Exercise data —
------------------------------------
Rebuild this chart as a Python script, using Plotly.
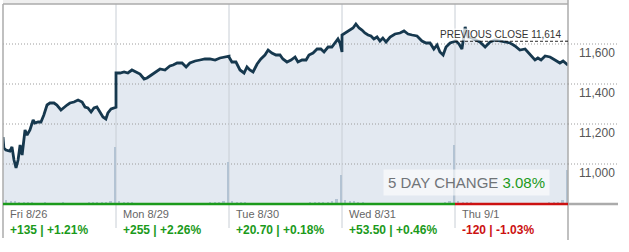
------------------------------------
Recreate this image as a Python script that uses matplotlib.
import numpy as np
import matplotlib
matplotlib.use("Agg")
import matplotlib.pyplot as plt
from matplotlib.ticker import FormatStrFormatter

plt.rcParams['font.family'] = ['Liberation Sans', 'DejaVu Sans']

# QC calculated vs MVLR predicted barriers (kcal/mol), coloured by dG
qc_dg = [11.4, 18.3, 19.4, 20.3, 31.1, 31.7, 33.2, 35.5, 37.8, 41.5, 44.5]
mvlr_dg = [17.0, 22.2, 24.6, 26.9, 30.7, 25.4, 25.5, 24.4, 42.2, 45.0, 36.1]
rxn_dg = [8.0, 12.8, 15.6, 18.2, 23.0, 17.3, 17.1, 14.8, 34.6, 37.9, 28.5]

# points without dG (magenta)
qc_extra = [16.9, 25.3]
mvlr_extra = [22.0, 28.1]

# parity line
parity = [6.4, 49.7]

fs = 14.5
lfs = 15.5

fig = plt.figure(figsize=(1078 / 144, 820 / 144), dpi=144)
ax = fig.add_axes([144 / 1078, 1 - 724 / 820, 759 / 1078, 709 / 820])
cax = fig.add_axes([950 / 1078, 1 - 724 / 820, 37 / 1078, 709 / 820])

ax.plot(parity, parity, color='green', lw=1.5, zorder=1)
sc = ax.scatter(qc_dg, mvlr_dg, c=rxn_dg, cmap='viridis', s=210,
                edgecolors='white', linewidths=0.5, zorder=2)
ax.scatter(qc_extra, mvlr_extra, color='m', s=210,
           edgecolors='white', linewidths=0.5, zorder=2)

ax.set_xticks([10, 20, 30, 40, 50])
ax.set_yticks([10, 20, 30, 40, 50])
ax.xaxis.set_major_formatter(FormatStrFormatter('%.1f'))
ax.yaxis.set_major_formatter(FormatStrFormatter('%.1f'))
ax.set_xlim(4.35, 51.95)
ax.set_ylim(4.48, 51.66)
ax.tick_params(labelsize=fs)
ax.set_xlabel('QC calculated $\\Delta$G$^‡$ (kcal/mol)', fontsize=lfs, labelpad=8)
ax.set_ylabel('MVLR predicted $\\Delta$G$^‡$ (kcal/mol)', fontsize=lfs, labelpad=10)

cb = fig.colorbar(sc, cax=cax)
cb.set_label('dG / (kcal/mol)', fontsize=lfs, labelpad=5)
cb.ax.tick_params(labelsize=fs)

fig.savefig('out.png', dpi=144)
------------------------------------
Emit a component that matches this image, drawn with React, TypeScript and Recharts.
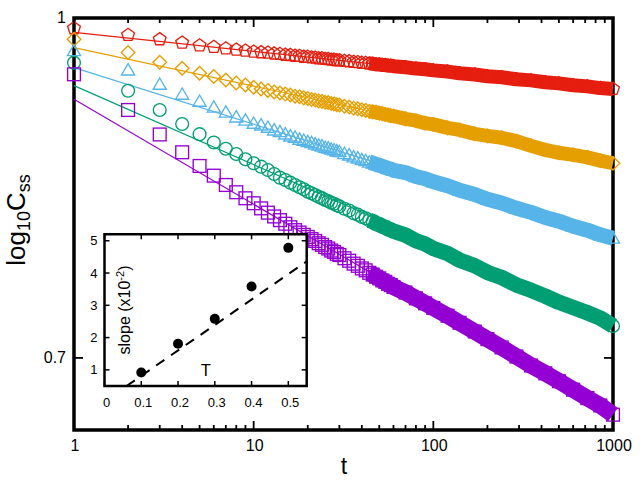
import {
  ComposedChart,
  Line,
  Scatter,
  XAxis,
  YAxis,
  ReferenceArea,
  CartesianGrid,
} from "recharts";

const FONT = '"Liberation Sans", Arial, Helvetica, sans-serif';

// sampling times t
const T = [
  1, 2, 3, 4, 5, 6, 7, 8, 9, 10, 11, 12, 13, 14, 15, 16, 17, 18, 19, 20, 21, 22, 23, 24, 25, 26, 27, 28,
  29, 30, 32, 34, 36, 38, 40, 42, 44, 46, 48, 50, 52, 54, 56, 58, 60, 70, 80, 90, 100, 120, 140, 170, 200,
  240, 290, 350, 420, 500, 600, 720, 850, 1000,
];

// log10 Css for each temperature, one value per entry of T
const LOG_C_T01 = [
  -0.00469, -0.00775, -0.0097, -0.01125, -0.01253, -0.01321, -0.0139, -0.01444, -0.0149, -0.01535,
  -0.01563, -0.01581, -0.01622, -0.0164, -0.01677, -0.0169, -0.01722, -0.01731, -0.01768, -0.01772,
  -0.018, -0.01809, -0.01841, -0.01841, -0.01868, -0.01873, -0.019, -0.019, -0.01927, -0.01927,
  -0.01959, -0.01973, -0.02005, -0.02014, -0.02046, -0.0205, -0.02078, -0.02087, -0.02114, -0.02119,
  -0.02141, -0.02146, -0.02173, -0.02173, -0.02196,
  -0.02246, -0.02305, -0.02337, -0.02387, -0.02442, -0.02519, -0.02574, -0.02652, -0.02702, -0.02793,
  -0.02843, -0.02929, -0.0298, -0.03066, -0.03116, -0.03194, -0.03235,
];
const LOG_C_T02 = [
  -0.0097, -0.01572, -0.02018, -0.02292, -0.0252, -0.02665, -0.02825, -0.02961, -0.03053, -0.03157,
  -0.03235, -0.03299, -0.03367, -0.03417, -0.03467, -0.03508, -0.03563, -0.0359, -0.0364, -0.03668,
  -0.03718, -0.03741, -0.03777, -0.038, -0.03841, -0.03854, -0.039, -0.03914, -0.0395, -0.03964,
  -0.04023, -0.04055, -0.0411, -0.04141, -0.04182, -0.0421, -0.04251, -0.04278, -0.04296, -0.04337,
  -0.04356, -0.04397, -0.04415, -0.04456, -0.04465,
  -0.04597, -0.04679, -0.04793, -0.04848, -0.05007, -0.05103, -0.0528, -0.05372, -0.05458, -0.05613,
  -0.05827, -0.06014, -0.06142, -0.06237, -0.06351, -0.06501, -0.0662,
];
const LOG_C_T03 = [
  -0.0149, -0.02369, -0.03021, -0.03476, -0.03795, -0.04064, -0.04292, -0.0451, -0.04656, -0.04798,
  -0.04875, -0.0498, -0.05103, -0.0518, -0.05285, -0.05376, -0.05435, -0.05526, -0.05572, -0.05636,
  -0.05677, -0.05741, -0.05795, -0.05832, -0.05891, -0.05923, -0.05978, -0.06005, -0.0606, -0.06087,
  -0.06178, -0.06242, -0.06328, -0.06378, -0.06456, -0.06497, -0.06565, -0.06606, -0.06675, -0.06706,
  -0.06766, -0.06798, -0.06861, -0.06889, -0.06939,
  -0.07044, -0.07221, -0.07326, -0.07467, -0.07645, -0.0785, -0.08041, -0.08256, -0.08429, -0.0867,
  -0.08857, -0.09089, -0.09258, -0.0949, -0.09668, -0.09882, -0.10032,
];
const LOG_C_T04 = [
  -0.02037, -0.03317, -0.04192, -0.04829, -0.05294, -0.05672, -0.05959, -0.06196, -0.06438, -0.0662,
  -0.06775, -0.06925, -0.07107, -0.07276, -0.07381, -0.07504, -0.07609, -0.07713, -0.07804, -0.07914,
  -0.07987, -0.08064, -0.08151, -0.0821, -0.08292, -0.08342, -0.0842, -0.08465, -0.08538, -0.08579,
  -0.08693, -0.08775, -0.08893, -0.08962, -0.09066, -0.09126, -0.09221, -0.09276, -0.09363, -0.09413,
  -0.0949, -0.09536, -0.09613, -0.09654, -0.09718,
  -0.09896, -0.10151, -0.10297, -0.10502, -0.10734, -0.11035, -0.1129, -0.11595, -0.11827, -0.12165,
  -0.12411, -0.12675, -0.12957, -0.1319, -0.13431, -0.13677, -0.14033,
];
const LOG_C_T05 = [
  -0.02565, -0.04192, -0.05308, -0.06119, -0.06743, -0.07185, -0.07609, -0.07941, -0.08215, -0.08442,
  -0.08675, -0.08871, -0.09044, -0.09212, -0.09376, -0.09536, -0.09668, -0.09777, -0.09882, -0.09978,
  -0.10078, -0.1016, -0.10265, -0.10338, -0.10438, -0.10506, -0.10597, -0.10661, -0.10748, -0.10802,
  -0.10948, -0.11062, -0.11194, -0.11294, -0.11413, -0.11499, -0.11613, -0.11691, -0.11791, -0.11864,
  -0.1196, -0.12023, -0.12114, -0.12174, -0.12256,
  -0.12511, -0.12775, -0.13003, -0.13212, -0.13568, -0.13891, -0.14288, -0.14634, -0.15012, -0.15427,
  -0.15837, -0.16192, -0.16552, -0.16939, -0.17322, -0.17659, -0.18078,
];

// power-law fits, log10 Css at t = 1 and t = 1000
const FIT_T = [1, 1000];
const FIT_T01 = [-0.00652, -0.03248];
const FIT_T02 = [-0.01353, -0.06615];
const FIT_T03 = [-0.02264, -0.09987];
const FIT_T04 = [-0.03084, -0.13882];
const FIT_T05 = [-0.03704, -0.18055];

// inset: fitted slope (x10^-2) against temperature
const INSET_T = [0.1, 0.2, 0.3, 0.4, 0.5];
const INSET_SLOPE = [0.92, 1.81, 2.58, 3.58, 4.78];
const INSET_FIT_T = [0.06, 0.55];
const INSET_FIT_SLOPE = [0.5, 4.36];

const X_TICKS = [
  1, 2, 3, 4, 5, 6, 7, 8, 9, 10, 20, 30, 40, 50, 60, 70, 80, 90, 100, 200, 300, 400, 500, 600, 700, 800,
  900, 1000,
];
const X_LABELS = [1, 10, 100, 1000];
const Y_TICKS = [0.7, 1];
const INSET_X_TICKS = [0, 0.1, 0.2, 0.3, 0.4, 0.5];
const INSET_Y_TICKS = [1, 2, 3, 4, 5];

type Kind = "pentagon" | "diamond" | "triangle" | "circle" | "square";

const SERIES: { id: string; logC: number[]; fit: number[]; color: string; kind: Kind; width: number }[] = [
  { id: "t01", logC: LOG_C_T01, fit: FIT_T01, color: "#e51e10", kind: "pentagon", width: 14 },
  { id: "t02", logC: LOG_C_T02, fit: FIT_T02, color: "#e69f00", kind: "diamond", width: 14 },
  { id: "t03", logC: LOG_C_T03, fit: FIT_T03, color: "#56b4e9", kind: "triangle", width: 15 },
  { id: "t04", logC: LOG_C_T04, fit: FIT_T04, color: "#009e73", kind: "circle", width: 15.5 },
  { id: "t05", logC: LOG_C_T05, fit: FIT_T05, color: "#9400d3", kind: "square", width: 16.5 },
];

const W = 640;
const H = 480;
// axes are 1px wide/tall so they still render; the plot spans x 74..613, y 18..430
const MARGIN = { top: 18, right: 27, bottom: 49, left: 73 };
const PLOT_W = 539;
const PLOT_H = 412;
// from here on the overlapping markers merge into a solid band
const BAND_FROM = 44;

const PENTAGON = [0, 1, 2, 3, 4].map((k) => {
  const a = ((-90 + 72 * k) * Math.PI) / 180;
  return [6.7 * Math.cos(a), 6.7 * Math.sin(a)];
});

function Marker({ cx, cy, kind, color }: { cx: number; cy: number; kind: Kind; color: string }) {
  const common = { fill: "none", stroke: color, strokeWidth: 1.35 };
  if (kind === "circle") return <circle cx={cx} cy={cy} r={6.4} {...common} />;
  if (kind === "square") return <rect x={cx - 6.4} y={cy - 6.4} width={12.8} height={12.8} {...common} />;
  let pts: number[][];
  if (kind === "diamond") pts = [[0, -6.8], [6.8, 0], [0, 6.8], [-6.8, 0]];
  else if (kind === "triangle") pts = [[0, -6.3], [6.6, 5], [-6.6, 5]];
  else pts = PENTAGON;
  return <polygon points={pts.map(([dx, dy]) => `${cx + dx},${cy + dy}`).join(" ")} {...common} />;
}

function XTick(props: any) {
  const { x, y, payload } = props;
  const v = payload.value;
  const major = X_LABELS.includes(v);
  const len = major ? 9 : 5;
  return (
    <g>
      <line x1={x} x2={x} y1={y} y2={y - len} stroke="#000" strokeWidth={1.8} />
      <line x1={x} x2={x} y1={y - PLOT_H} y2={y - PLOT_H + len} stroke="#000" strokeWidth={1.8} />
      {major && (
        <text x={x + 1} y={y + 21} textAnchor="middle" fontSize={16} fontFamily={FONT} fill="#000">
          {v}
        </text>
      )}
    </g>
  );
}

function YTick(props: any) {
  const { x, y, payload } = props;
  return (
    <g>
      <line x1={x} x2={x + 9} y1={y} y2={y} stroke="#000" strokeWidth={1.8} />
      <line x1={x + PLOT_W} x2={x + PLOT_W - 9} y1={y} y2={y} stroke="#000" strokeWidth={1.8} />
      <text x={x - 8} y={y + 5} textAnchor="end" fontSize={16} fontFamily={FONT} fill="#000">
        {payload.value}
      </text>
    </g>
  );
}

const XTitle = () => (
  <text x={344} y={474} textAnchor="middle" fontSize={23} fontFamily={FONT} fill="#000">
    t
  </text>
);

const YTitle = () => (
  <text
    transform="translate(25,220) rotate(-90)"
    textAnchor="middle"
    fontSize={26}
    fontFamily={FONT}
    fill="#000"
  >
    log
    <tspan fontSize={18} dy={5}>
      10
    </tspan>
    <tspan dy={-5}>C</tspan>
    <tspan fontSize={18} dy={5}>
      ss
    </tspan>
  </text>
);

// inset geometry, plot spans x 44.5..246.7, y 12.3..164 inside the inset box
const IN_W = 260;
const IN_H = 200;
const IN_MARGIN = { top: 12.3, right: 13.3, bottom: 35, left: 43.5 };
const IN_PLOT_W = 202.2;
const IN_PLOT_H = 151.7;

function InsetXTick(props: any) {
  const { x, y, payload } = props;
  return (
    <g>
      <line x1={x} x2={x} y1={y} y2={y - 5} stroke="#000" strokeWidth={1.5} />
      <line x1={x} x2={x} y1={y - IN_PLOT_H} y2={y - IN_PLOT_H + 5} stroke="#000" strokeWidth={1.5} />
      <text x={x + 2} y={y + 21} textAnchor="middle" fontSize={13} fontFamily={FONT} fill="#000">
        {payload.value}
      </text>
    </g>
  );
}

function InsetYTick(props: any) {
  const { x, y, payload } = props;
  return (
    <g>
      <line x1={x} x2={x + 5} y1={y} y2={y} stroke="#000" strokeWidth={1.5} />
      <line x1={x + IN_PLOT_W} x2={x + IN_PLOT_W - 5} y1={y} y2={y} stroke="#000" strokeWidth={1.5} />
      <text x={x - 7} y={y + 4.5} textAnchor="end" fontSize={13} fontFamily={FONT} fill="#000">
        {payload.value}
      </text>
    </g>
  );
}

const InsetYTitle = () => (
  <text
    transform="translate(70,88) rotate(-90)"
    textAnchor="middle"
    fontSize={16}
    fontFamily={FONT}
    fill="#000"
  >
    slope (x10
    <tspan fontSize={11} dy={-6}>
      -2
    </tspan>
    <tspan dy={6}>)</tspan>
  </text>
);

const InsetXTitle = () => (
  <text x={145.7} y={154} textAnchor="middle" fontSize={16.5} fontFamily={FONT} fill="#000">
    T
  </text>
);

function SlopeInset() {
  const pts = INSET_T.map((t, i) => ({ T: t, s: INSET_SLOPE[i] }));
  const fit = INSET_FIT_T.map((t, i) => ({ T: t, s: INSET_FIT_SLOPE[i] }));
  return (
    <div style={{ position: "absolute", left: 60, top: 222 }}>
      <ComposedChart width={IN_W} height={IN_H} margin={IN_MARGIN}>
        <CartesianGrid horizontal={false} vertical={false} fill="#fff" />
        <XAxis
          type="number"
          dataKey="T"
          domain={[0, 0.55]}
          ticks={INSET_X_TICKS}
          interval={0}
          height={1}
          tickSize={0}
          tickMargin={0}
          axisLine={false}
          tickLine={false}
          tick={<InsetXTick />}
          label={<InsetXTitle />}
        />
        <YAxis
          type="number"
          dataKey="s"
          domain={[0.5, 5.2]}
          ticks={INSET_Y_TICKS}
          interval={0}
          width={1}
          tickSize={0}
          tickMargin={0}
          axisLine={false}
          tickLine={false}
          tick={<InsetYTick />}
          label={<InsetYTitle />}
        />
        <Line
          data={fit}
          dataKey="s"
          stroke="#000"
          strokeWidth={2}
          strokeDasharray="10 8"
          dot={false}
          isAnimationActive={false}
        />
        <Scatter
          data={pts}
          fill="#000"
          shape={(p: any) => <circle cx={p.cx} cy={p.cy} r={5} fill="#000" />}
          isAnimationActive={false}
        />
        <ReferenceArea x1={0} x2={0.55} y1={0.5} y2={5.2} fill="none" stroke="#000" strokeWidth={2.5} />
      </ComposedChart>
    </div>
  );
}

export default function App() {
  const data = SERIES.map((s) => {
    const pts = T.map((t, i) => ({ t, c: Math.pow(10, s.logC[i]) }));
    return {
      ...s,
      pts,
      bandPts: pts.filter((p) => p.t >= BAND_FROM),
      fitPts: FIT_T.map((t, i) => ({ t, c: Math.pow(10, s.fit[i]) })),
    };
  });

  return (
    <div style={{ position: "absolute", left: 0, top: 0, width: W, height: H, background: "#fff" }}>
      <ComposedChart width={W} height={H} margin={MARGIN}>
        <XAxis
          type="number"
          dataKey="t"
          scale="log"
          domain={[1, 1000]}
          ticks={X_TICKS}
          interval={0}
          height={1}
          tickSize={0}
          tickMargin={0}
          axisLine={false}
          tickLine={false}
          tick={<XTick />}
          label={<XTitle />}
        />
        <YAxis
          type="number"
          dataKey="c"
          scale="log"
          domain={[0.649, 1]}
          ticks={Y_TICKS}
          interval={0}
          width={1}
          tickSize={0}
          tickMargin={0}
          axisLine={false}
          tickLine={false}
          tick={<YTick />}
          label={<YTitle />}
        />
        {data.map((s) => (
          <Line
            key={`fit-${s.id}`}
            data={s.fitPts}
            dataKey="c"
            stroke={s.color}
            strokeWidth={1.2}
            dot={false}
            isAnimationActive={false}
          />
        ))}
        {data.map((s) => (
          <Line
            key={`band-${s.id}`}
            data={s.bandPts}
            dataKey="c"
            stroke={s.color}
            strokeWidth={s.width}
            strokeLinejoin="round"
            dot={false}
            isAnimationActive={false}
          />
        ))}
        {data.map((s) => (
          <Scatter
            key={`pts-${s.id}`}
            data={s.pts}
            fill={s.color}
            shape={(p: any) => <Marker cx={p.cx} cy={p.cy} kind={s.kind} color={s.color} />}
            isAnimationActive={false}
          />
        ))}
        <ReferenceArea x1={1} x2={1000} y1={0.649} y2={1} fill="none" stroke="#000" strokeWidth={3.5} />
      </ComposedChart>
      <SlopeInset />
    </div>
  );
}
------------------------------------
Task details — Exactly the lines from the line containing "Recreate this image" to the line containing "cax = fig.add_axes([950", both included, are to be set down; no other line belongs in the answer.

Finished answer —
Recreate this image as a Python script that uses matplotlib.
import numpy as np
import matplotlib
matplotlib.use("Agg")
import matplotlib.pyplot as plt
from matplotlib.ticker import FormatStrFormatter

plt.rcParams['font.family'] = ['Liberation Sans', 'DejaVu Sans']

# QC calculated vs MVLR predicted barriers (kcal/mol), coloured by dG
qc_dg = [11.4, 18.3, 19.4, 20.3, 31.1, 31.7, 33.2, 35.5, 37.8, 41.5, 44.5]
mvlr_dg = [17.0, 22.2, 24.6, 26.9, 30.7, 25.4, 25.5, 24.4, 42.2, 45.0, 36.1]
rxn_dg = [8.0, 12.8, 15.6, 18.2, 23.0, 17.3, 17.1, 14.8, 34.6, 37.9, 28.5]

# points without dG (magenta)
qc_extra = [16.9, 25.3]
mvlr_extra = [22.0, 28.1]

# parity line
parity = [6.4, 49.7]

fs = 14.5
lfs = 15.5

fig = plt.figure(figsize=(1078 / 144, 820 / 144), dpi=144)
ax = fig.add_axes([144 / 1078, 1 - 724 / 820, 759 / 1078, 709 / 820])
cax = fig.add_axes([950 / 1078, 1 - 724 / 820, 37 / 1078, 709 / 820])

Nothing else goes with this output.